**WHAT NEEDS TO BE DONE:**
Exactly the lines from the one containing "Generate a Python" through the one containing "from matplotlib.lines import Line2D" are to be returned, please, without any pictures.

[start]

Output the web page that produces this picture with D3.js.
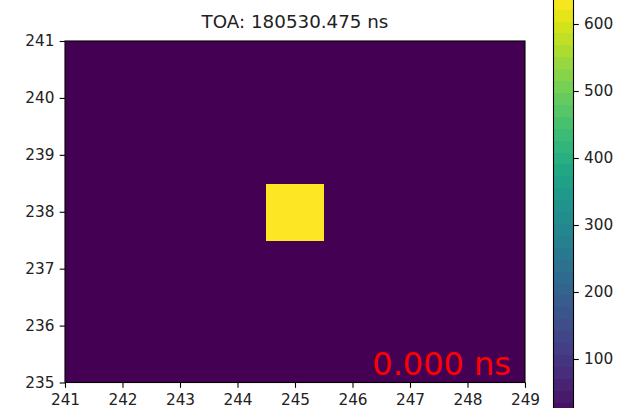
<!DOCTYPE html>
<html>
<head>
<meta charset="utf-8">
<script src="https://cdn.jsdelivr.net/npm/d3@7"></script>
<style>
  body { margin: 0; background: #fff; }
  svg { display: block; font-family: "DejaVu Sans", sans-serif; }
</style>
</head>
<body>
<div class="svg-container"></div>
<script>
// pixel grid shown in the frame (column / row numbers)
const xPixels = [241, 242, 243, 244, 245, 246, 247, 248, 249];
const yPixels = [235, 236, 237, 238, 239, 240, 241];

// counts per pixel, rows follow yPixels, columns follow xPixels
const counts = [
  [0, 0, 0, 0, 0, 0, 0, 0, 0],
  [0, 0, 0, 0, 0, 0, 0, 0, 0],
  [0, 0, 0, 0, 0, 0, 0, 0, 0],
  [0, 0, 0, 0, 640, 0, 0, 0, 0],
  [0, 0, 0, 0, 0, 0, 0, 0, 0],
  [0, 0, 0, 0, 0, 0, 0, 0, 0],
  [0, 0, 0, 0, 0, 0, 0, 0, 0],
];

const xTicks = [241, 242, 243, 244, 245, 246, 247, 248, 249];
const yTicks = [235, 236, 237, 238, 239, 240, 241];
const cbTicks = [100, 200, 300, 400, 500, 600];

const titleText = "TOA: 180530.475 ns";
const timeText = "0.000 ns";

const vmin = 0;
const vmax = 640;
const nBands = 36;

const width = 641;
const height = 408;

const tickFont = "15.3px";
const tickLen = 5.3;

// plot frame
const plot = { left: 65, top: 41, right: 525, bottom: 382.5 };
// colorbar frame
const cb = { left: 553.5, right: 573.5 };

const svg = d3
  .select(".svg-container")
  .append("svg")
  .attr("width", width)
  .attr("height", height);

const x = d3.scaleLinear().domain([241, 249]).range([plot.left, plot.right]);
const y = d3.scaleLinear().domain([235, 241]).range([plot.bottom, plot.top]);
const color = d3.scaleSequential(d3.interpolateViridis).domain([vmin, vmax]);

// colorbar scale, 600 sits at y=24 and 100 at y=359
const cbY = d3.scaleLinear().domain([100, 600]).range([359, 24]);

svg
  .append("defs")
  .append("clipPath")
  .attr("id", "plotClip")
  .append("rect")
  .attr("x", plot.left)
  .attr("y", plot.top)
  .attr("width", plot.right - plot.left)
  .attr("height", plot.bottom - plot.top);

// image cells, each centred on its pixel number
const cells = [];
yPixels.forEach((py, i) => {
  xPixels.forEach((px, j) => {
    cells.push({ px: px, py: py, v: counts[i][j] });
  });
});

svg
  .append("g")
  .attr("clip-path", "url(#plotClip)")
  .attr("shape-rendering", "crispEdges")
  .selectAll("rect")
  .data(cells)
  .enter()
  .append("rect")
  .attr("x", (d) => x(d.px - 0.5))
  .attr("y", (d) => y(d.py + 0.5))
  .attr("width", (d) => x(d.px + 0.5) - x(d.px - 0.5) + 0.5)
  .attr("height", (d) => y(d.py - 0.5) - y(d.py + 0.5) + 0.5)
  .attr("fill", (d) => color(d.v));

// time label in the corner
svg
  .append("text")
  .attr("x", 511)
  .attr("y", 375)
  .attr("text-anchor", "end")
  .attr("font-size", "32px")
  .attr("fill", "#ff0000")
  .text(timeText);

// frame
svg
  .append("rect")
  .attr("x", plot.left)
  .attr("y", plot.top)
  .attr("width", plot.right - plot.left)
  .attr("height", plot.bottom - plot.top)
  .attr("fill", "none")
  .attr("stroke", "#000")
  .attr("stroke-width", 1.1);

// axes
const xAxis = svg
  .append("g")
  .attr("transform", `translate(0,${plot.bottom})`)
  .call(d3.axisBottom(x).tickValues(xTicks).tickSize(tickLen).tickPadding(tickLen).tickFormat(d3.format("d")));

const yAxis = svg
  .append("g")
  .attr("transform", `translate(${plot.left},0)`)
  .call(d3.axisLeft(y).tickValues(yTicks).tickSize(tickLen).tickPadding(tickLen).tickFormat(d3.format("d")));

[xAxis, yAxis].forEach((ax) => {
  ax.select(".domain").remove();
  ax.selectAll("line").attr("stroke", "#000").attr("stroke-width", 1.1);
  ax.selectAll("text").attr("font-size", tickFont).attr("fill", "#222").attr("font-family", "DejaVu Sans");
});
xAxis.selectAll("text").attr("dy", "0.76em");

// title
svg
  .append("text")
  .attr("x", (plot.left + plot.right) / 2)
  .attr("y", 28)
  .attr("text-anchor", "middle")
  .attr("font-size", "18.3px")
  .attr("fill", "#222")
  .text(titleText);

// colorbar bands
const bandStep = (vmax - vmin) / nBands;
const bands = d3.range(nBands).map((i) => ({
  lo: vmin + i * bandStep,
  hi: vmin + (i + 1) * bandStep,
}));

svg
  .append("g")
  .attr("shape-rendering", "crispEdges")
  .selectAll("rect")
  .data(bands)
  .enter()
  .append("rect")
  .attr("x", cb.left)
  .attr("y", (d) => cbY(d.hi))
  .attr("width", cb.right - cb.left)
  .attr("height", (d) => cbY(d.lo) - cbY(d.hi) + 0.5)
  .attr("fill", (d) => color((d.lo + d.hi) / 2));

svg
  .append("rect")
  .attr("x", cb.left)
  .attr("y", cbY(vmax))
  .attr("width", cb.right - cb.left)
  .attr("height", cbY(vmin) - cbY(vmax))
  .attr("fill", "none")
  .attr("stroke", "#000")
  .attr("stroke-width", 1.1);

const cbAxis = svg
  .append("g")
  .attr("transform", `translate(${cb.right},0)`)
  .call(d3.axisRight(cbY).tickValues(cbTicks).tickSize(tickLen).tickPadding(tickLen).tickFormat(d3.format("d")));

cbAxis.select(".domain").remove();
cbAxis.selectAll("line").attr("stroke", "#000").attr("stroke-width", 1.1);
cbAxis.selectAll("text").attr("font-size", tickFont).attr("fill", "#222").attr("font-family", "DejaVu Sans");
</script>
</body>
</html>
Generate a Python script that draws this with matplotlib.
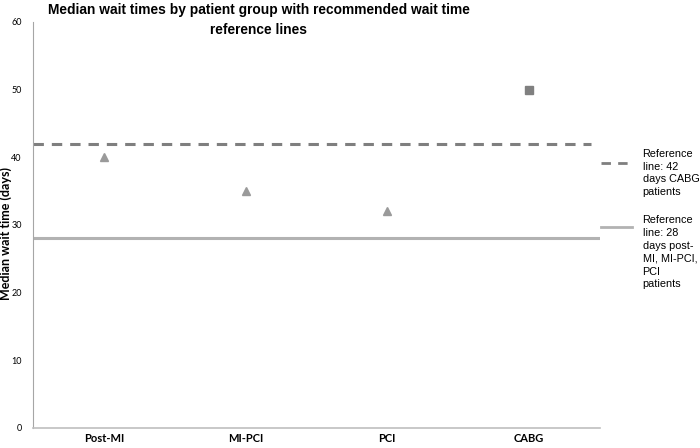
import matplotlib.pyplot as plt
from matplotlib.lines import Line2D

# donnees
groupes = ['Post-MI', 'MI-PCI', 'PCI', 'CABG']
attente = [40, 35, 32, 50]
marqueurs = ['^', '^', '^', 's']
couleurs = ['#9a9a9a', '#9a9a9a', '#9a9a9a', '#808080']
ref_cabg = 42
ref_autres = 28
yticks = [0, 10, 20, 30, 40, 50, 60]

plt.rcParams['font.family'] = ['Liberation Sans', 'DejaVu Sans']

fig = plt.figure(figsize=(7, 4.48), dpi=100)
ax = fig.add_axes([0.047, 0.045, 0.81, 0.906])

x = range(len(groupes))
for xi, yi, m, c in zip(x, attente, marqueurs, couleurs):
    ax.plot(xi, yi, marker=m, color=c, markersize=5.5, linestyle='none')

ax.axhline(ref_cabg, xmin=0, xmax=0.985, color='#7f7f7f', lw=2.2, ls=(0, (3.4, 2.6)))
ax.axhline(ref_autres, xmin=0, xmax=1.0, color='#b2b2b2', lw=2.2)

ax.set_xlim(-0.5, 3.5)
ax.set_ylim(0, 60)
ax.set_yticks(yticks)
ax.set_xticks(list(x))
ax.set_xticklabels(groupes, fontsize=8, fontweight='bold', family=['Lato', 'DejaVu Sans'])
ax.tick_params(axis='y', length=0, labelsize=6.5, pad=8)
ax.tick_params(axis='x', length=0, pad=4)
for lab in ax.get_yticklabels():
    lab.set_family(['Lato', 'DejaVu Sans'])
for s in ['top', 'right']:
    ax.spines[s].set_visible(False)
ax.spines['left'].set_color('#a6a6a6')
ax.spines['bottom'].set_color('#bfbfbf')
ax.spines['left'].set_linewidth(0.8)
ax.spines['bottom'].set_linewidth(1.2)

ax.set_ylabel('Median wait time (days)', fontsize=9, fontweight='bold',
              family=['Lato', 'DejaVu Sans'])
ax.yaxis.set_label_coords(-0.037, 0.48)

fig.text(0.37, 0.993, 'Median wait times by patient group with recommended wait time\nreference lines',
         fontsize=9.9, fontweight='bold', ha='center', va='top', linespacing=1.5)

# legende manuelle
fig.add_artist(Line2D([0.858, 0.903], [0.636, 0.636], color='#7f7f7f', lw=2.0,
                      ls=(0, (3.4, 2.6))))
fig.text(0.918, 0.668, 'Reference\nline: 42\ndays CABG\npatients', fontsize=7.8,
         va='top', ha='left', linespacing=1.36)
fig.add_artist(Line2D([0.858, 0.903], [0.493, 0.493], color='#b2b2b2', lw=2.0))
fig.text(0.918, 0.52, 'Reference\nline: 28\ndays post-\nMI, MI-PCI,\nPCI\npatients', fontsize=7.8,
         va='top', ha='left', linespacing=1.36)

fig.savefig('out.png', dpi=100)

[end]

**EXERCISE RESULT:**
Generate a Python script that draws this with matplotlib.
import matplotlib.pyplot as plt
from matplotlib.lines import Line2D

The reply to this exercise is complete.